From an opening version of John Coltrane's Giant Steps that alternated between flyin' and funkin', Dave and his three ultra-talented colleagues appeared to be flicking through tracks of varying familiarity, recalling and/or investigating their themes, pulling them this way and that in solo and group improvisations and then moving on to the next groove that took their fancy.
The legacies of Miles Davis, Herbie Hancock, George Benson, Jimi Hendrix and Marcus Miller were particularly strongly felt but it was what these players did with the material at hand that really excited. Saxophonist Marcus Strickland has a gorgeous soprano tone and a style on that instrument that's like a choirboy singing when compared to his full-on, muscular, flowing tenor style, and guitarist Isaiah Sharkey combines the gutbucket, elemental approach of an old country blues picker with astonishingly well-developed and sophisticated, 10 fingers on fretboard guitar techniques.

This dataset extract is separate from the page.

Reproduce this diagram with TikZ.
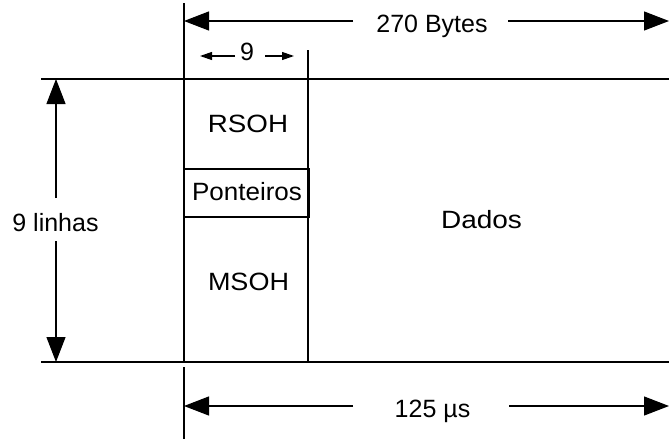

Their playing at high tempo demanded considerable athleticism from Dave and the brilliantly nimble and super-powerful bass guitarist Nick MacNab, although Dave often seemed to be driving the intricate, ultra-fast ensemble passages from a drum kit framed by a pair of unravelling cymbals with scarifying tones.
Dave is, frankly, awesome, producing not just remarkable strokes such as a single-handed roll with first right then left hand but a constant rhythmical ebb and flow that was exhilarating not just in its impact but in its exactness and range of tones: a veritable one-man percussion orchestra.